▸ DATASET EXCERPTS:
^^^^^^^^

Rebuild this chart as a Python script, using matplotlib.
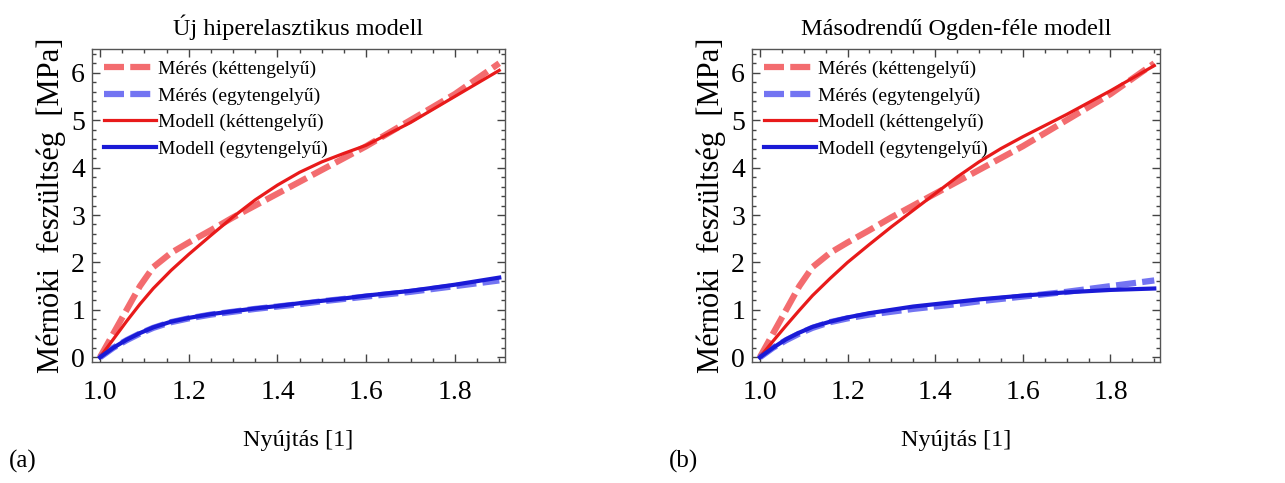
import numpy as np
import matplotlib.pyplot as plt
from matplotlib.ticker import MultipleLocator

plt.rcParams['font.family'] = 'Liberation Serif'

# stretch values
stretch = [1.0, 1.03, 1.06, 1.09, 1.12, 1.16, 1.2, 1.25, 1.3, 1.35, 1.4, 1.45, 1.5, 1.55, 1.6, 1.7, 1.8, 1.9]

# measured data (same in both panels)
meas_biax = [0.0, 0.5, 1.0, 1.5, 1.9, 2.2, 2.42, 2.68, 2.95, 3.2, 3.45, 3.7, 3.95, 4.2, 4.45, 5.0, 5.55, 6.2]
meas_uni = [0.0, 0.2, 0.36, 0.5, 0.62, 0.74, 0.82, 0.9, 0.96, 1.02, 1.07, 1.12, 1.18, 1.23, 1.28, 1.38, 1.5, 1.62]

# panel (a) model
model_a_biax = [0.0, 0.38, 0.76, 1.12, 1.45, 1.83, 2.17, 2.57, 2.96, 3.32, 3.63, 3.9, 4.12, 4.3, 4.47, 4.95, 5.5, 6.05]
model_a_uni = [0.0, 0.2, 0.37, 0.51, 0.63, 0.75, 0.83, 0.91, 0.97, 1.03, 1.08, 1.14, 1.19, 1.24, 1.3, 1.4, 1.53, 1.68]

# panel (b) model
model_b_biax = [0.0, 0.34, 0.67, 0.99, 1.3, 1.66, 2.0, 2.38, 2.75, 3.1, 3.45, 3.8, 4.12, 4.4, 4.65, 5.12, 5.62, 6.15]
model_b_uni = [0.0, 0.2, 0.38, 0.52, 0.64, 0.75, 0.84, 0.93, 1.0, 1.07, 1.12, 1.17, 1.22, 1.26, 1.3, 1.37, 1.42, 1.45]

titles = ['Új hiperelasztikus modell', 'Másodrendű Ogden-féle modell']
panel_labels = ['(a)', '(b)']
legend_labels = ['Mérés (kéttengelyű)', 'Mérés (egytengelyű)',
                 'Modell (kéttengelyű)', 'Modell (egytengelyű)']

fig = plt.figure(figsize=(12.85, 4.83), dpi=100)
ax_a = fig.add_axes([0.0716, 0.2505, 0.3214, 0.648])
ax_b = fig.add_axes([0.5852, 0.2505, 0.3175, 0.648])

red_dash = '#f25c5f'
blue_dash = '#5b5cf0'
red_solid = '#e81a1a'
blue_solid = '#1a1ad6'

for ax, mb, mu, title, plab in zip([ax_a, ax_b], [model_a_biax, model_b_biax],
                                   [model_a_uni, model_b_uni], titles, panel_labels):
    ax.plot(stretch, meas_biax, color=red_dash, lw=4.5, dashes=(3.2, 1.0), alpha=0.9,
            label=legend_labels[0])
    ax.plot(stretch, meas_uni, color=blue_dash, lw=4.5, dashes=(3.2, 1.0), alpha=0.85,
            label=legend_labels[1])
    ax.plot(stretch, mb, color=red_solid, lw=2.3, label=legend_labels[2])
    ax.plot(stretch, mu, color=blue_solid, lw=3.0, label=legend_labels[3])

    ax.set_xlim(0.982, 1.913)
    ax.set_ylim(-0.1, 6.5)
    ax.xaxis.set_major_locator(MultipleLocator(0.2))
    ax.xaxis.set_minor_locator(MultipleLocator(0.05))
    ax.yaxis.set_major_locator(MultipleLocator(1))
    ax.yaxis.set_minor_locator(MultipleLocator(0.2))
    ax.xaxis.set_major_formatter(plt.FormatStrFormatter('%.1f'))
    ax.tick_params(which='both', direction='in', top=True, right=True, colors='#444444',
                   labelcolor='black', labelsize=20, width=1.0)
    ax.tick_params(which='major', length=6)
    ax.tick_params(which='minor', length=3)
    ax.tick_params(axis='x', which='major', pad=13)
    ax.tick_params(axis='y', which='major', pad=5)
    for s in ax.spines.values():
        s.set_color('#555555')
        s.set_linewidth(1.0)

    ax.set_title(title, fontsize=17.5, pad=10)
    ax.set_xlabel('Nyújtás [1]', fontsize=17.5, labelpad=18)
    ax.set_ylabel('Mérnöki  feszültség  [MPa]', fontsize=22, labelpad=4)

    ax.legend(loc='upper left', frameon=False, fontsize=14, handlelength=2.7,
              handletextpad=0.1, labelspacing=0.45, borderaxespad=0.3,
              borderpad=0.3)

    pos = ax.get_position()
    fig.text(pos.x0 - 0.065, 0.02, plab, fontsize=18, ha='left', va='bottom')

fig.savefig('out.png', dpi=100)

^^^^^^^^

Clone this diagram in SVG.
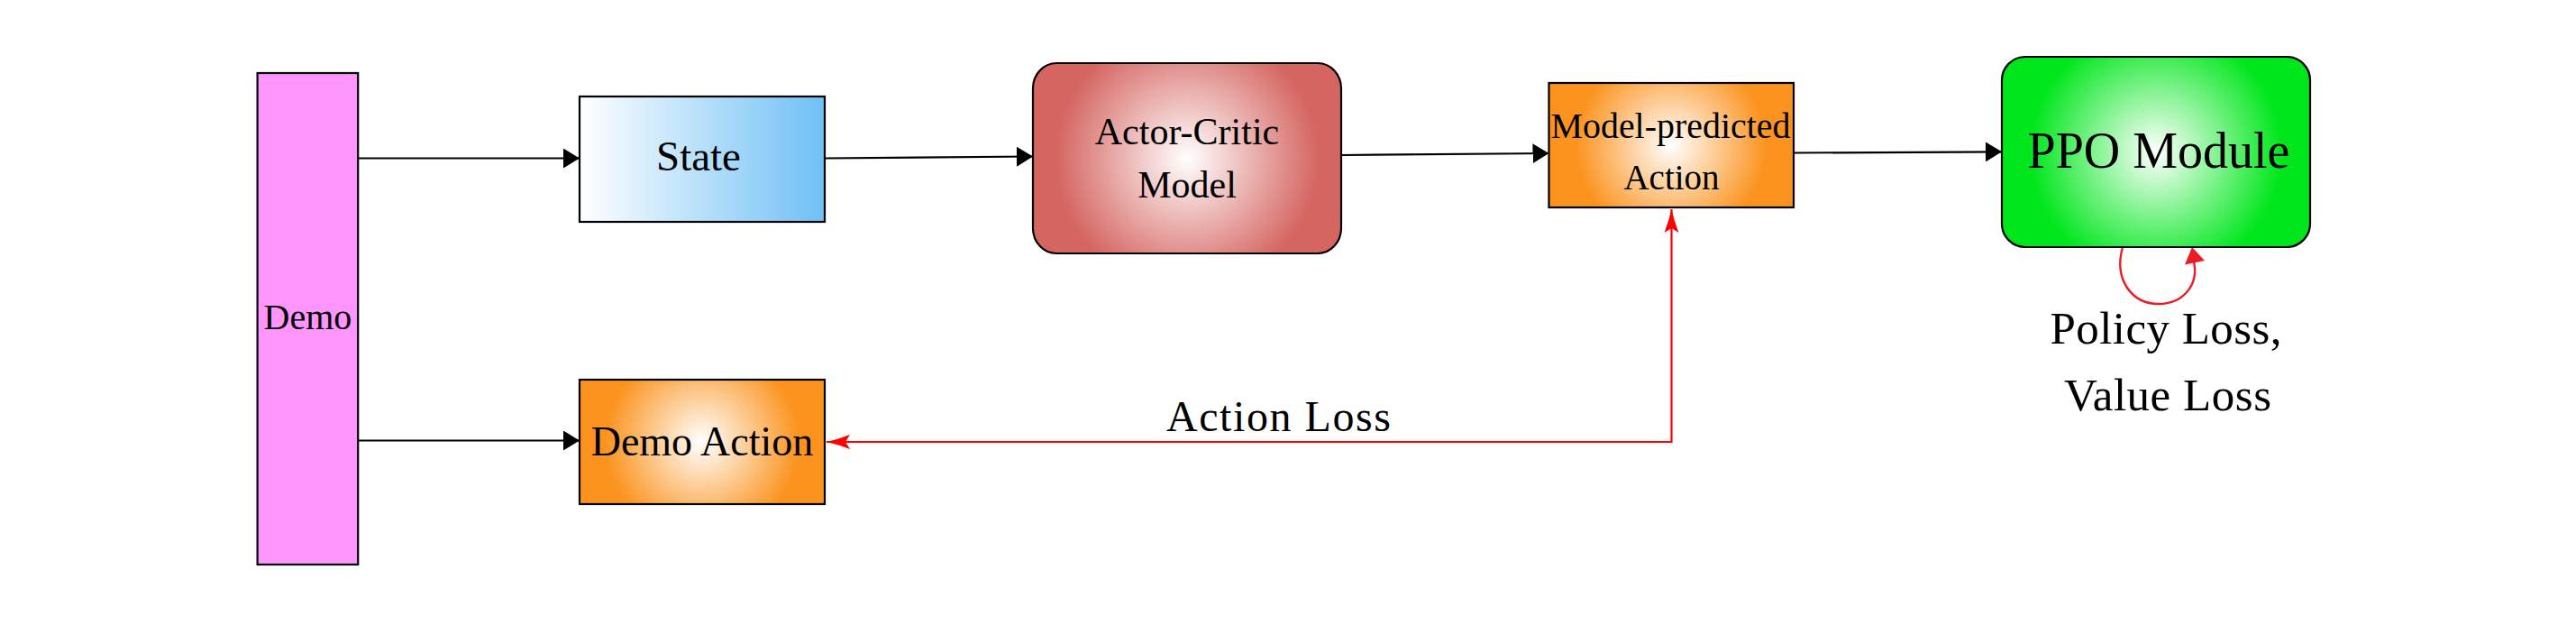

^^^^^^^^

▸ GIVEN INSTRUCTION: Retype the section that opens with the line holding "Rebuild this chart" and closes with the line holding "1.7, 1.8, 1.9]", exactly as it reads, without any pictures.

▸ ANSWER TO THE EXERCISE:
Rebuild this chart as a Python script, using matplotlib.
import numpy as np
import matplotlib.pyplot as plt
from matplotlib.ticker import MultipleLocator

plt.rcParams['font.family'] = 'Liberation Serif'

# stretch values
stretch = [1.0, 1.03, 1.06, 1.09, 1.12, 1.16, 1.2, 1.25, 1.3, 1.35, 1.4, 1.45, 1.5, 1.55, 1.6, 1.7, 1.8, 1.9]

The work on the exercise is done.